Work & performance

September 14 2016

Targeting certain behaviours can improve health in high-risk occupations

By Australian Psychological Society

In high-risk occupations, leaders can protect the health of their staff by promoting certain behaviours like getting enough sleep, dealing with grief or talking up about stress.

High-risk occupations are often linked with psychological and physical stress but new research suggests leadership skills that target specific outcomes may lead to better results for employee health.

While studies have traditionally considered the impact of general leadership skills on employee performance, the United States Army is investigating the use of developing specific health leadership skills to improve the performance and psychological outcomes of its soldiers.

The emerging research could have major implications for people working in a range of high-risk occupations, from defence force personnel through to police and other emergency services.

Targeting leadership skills

Soldiers on combat deployment are at greater risk of mental health problems, including Post Traumatic Stress Disorder (PTSD), depression, anxiety, and anger or aggression. They are also more likely to experience insomnia, substance abuse and relationship problems.

While leaders can partly buffer soldiers against these issues, researchers now believe general leadership skills, which have traditionally focused on establishing a vision or accomplishing the mission, can be bolstered by targeted leadership skills.

A growing body of research shows developing leadership skills for specific areas, such as coping with grief or occupational safety, can achieve better overall outcomes than general leadership alone.

Researchers at the Walter Reed Army Institute of Research (WRAIR) in the United States have embarked on the first studies to develop targeted leadership skills for high-risk occupations, such as the military service.

The Institute’s research has initially focused on combatting sleep deprivation – a major health problem for deployed soldiers, which is often linked to psychological and organisational problems.

“Sleep is a significant challenge for soldiers and a critically important topic of research within our Institute.

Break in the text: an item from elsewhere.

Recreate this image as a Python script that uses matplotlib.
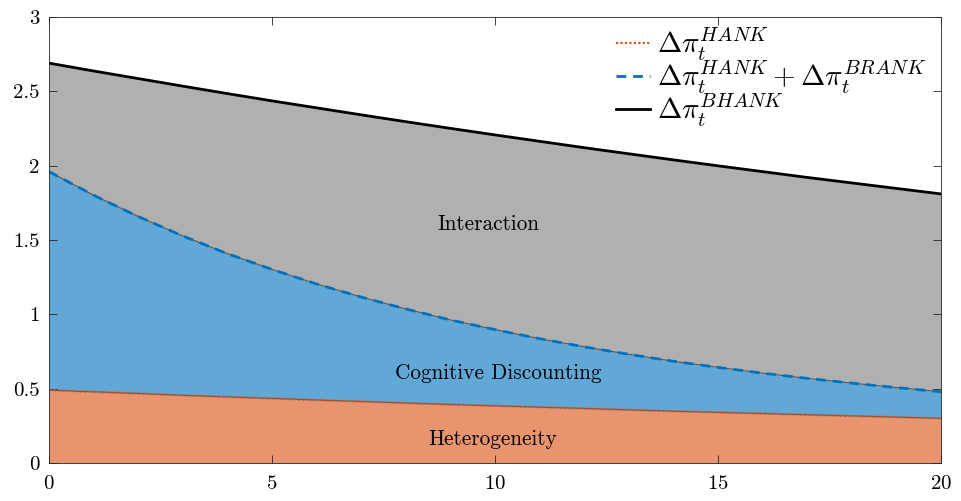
import numpy as np
import matplotlib
matplotlib.use("Agg")
import matplotlib.pyplot as plt

plt.rcParams['font.family'] = 'serif'
plt.rcParams['font.serif'] = ['cmr10', 'DejaVu Serif']
plt.rcParams['mathtext.fontset'] = 'cm'
plt.rcParams['axes.formatter.use_mathtext'] = True

# -----------------------------
# Data
# -----------------------------
periods = np.arange(0, 21)

hank = [0.490, 0.478, 0.467, 0.455, 0.444, 0.434, 0.423, 0.413, 0.403, 0.393, 0.384,
        0.375, 0.366, 0.357, 0.348, 0.340, 0.332, 0.324, 0.316, 0.308, 0.300]

hank_plus_brank = [1.960, 1.801, 1.658, 1.527, 1.408, 1.302, 1.204, 1.116, 1.036, 0.962, 0.897,
                   0.836, 0.781, 0.731, 0.684, 0.643, 0.604, 0.569, 0.537, 0.507, 0.479]

bhank = [2.690, 2.637, 2.586, 2.535, 2.485, 2.436, 2.389, 2.342, 2.296, 2.251, 2.207,
         2.164, 2.121, 2.080, 2.039, 1.999, 1.960, 1.921, 1.884, 1.847, 1.810]

region_labels = ["Heterogeneity", "Cognitive Discounting", "Interaction"]
label_x = [9.95, 10.07, 9.85]
label_y = [0.16, 0.605, 1.605]

legend_labels = [r"$\Delta\pi_t^{HANK}$",
                 r"$\Delta\pi_t^{HANK}+\Delta\pi_t^{BRANK}$",
                 r"$\Delta\pi_t^{BHANK}$"]

# -----------------------------
# Plot
# -----------------------------
fig = plt.figure(figsize=(9.61, 5.01), dpi=100)
ax = fig.add_axes([0.051, 0.076, 0.928, 0.89])

ax.fill_between(periods, 0, hank, color="#E8956F", linewidth=0)
ax.fill_between(periods, hank, hank_plus_brank, color="#62A8D7", linewidth=0)
ax.fill_between(periods, hank_plus_brank, bhank, color="#B0B0B0", linewidth=0)

ax.plot(periods, hank_plus_brank, color="#555555", linewidth=0.8)
ax.plot(periods, hank, color="#555555", linewidth=0.8)

l1, = ax.plot(periods, hank, color="#D95319", linestyle=(0, (1, 1)), linewidth=1.6)
l2, = ax.plot(periods, hank_plus_brank, color="#0072BD", linestyle=(0, (3.5, 2.5)), linewidth=2)
l3, = ax.plot(periods, bhank, color="black", linewidth=2)

for txt, xv, yv in zip(region_labels, label_x, label_y):
    ax.text(xv, yv, txt, ha="center", va="center", fontsize=15.3)

ax.set_xlim(0, 20)
ax.set_ylim(0, 3)
ax.set_xticks([0, 5, 10, 15, 20])
ax.set_yticks([0, 0.5, 1, 1.5, 2, 2.5, 3])
ax.set_yticklabels(["0", "0.5", "1", "1.5", "2", "2.5", "3"])
ax.tick_params(direction="in", length=6, width=0.6, color="#262626",
               labelsize=15, top=True, right=True)
ax.tick_params(axis="x", pad=9)
ax.tick_params(axis="y", pad=7)
for s in ax.spines.values():
    s.set_color("#262626")
    s.set_linewidth(0.6)

ax.legend([l1, l2, l3], legend_labels, loc="upper right", frameon=False,
          fontsize=21, handlelength=1.15, handletextpad=0.25, labelspacing=-0.15,
          borderaxespad=0.1, bbox_to_anchor=(1.0, 1.013))

fig.savefig("out.png", dpi=100)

We have a whole team dedicated to just studying sleep,” says Dr Amy Adler (PhD), a clinical research psychologist at WRAIR’s Center for Military Psychiatry and Neuroscience.

“There’s a great deal of research and attention paid to the importance of sleep and the consequences – emotional, cognitive and performance – if you don’t get enough sleep.

“Sleep problems matter in terms of emotional wellbeing and functioning, and it also puts people at risk for developing additional mental health problems.”

Sleep leadership

As part of the research, US Army military leaders used a set of sleep leadership behaviours designed to focus on improving the sleep of soldiers involved in peacekeeping and combat deployments.

Leaders discussed and modelled good sleep behaviours, from instructing soldiers to get extra sleep to asking soldiers about their sleep or trying to improve the physical sleeping environment.

Dr Adler, who has worked with the US Army for 24 years, says the studies showed leadership specifically focused on sleep was associated with better outcomes above and beyond general leadership.

“It looks like when the leadership team demonstrates that sleep matters – that it’s a priority and should be taken seriously, soldiers benefit,” she says.

“We know we can’t always say simply ‘get good sleep’. Sometimes it’s just not going to be possible because of a particular mission, so leaders have to be able to plan around that and set the service members up for success by getting them to bank sleep ahead of time and allowing them adequate time for recovery.”

Wider implications  

While WRAIR researchers will go on to examine whether sleep leadership training improves health outcomes for soldiers, they believe leadership training that focuses on specific health areas has merit for improved psychological, physical and organisational outcomes.

WRAIR is also investigating other targeted leadership skills, such as stress leadership. It’s found these specific leadership skills are associated with fewer PTSD symptoms in soldiers on a combat deployment.

These findings about leadership are not just relevant for the military.

Dr Adler says targeted health leadership is a practical approach that other high-risk occupations and a range of organisations can embrace.

“It’s not going to account for all the performance or the wellbeing but if it accounts for even a little bit over and above generally having good leadership, then leaders can be empowered and service members can benefit.”